There was a long silence.

“You were, for a while,” Lily finally spoke. “Both of you were. You… died that day.”

Raine and Gerrit exchanged confused glances, and then looked expectantly at their host.

“Tell me you’re joking,” Raine scoffed. “I see Gerrit here right beside me.”

Lily shook her head. “I can guarantee you it’s not impossible.”

Gerrit massaged his temples.

“Are you saying we’re dead? Or that all this is just some other layer of the
Metaverse
? Don’t tell me we’re not even real…”

More shakes of the head. Lily forced herself to keep eye contact.

“No, you are both as alive as I am, but I’m afraid you really did die for a while. I wasn’t going to tell you, but seeing you so happy, I can’t hide it any longer. I’m done keeping secrets. Your brains were recovered.”

Raine gasped. “What?”

“How?” Gerrit queried.

“Eh. It’s better I skip over that part. I performed a careful procedure, recreating your bodies and minds from what was left of your DNA, your brain matter, and your backed-up memory files, refreshed just a few days ago. My Remediator can synthesize human stem cells from a genetic sample. The organic matter is supplied by carbon fibers from our greenhouse, and the other elements are integrated from natural sources. With the right equipment, it’s easy to create a fully functional human body. It just took me the better part of a year to ensure you were both in tip top shape.”
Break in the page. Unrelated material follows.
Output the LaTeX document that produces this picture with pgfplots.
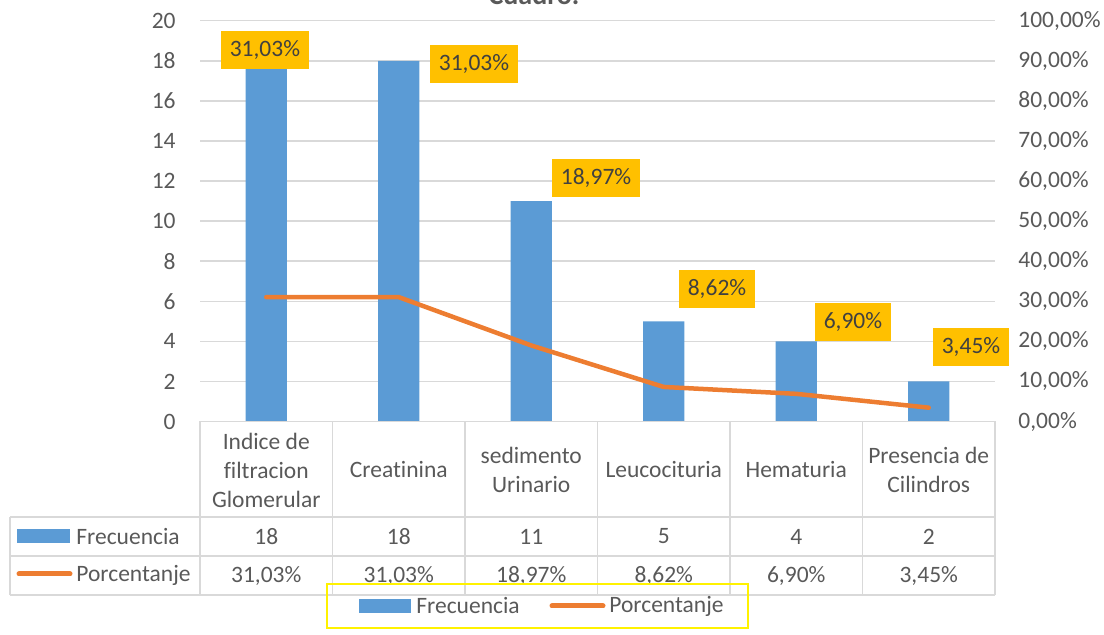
\documentclass[border=0pt]{standalone}
\usepackage{pgfplots}
\pgfplotsset{compat=1.18}
\usepackage{fontspec}
\setmainfont{Carlito}[Ligatures=NoCommon]
\definecolor{barblue}{HTML}{5B9BD5}
\definecolor{lineor}{HTML}{ED7D31}
\definecolor{gold}{HTML}{FFC000}
\definecolor{gridc}{HTML}{D9D9D9}
\definecolor{txt}{HTML}{595959}
\definecolor{lbl}{HTML}{404040}
\newcommand{\fs}{\fontsize{11.75}{14.5}\selectfont}
\begin{document}
\begin{tikzpicture}

\begin{axis}[
  at={(100pt,-210.75pt)}, anchor=south west,
  scale only axis, width=397.5pt, height=200.4pt,
  xmin=-0.5, xmax=5.5, ymin=0, ymax=20,
  xtick=\empty,
  ytick={0,2,...,20},
  yticklabels={0,2,4,6,8,10,12,14,16,18,20},
  ymajorgrids, grid style={gridc, line width=0.75pt},
  axis line style={draw=none},
  major tick length=0pt,
  yticklabel style={font=\fs, text=txt, inner sep=0pt, anchor=east, xshift=-12pt},
  clip=false,
]
\addplot[ybar, bar width=20.65pt, fill=barblue, draw=none] coordinates {(0,18) (1,18) (2,11) (3,5) (4,4) (5,2)};
\end{axis}

\begin{axis}[
  at={(100pt,-210.75pt)}, anchor=south west,
  scale only axis, width=397.5pt, height=200.4pt,
  xmin=-0.5, xmax=5.5, ymin=0, ymax=100,
  xtick=\empty,
  ytick={0,10,...,100},
  yticklabels={{0,00\%},{10,00\%},{20,00\%},{30,00\%},{40,00\%},{50,00\%},{60,00\%},{70,00\%},{80,00\%},{90,00\%},{100,00\%}},
  yticklabel pos=right,
  axis line style={draw=none},
  major tick length=0pt,
  yticklabel style={font=\fs, text=txt, inner sep=0pt, anchor=west, xshift=11.5pt},
  clip=false,
]
\addplot[lineor, line width=2.25pt, line cap=round, line join=round] coordinates {(0,31.03) (1,31.03) (2,18.97) (3,8.62) (4,6.90) (5,3.45)};
\addplot[draw=none, mark=none, nodes near coords, point meta=explicit symbolic,
  nodes near coords align={center},
  every node near coord/.append style={anchor=center, fill=gold, text=lbl, font=\fs, inner xsep=4.4pt, inner ysep=0pt, minimum height=19pt}]
  coordinates {(-0.01,92.7) [{31,03\%}] (1.568,89.2) [{31,03\%}] (2.489,60.75) [{18,97\%}] (3.402,33.05) [{8,62\%}] (4.428,24.85) [{6,90\%}] (5.319,18.6) [{3,45\%}]};
\end{axis}

\begin{scope}[x=0.5pt,y=-0.5pt]
  \begin{scope}[gridc, line width=0.75pt]
  \draw (200,421.5) -- (995,421.5);
  \foreach \y in {517,556,595} \draw (10,\y) -- (995,\y);
  \draw (10,517) -- (10,595);
  \foreach \x in {200,332.5,465,597.5,730,862.5,995} \draw (\x,421.5) -- (\x,595);
  \end{scope}
  \begin{scope}[every node/.style={align=center, text=txt, font=\fs, inner sep=0pt}]
  \node at (266.25,470) {Indice de\\filtracion\\Glomerular};
  \node at (398.75,470) {Creatinina};
  \node at (531.25,470) {sedimento\\Urinario};
  \node at (663.75,470) {Leucocituria};
  \node at (796.25,470) {Hematuria};
  \node at (928.75,470) {Presencia de\\Cilindros};
  \foreach \x/\v in {266.25/18,398.75/18,531.25/11,663.75/5,796.25/4,928.75/2}
    \node at (\x,536.5) {\v};
  \foreach \x/\v in {266.25/{31,03\%},398.75/{31,03\%},531.25/{18,97\%},663.75/{8,62\%},796.25/{6,90\%},928.75/{3,45\%}}
    \node at (\x,575.5) {\v};
  \node[anchor=west] at (76,536.5) {Frecuencia};
  \node[anchor=west] at (76,575.5) {Porcentanje};
  \node[anchor=west] at (416,606) {Frecuencia};
  \node[anchor=west] at (609,606) {Porcentanje};
  \node[anchor=base, font=\fontsize{14}{16}\selectfont\bfseries] at (534,4.5) {Cuadro.};
  \end{scope}
  \fill[barblue] (17,529) rectangle (70,543);
  \draw[lineor, line width=2.5pt, line cap=round] (19,574) -- (70,574);
  \fill[barblue] (359,599) rectangle (411,613);
  \draw[lineor, line width=2.5pt, line cap=round] (552,606) -- (603,606);
  \draw[yellow, line width=1pt] (327,584) rectangle (748,628);
  \pgfresetboundingbox
  \path (0,0) rectangle (1104,635);
\end{scope}
\end{tikzpicture}
\end{document}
Raine and Gerrit both gazed into the fire silently like the ghosts they felt they were.

“I know this is a lot to take in, but I owe you the truth after all this time. After all that you’ve done for me. You two are clones, yes, but you should have a boosted, not reduced lifespan, and every one of your bodily functions is completely indistinguishable from those of a normal human. Should I go on?”

They both nodded.

“You’re probably wondering why I did it, why I brought you back. I think it’d be easier to show you. Follow me.”

Lily led them out of the main chamber, down a hallway, past the power generator and luscious forest level, and up two flights of spiral staircases to the large domed observatory atop the
Belladonna
, which boasted a full skylight into outer space. The large arrays of solar petals danced around them like stalks in a wheat field. The centerpiece of the observatory was a giant telescope that looked into the abyss. Covered-up picture frames lined the dome.

“This is Judy, one of our two telescopes. She’s an incredibly powerful optical telescope, but she can also read Gamma, Infrared, and Ultraviolet signals,” Lily pointed out, leading them slowly across the room.

Raine spotted, running down into the heart of the
Belladonna
, the rotating conduits that she oddly understood temporarily housed the solar energies drawn in by the photo-radio-voltaic petals before sending them to the power converter below. She traced the many wires with her eyes. Everything was familiar. She felt a strong connection to this place.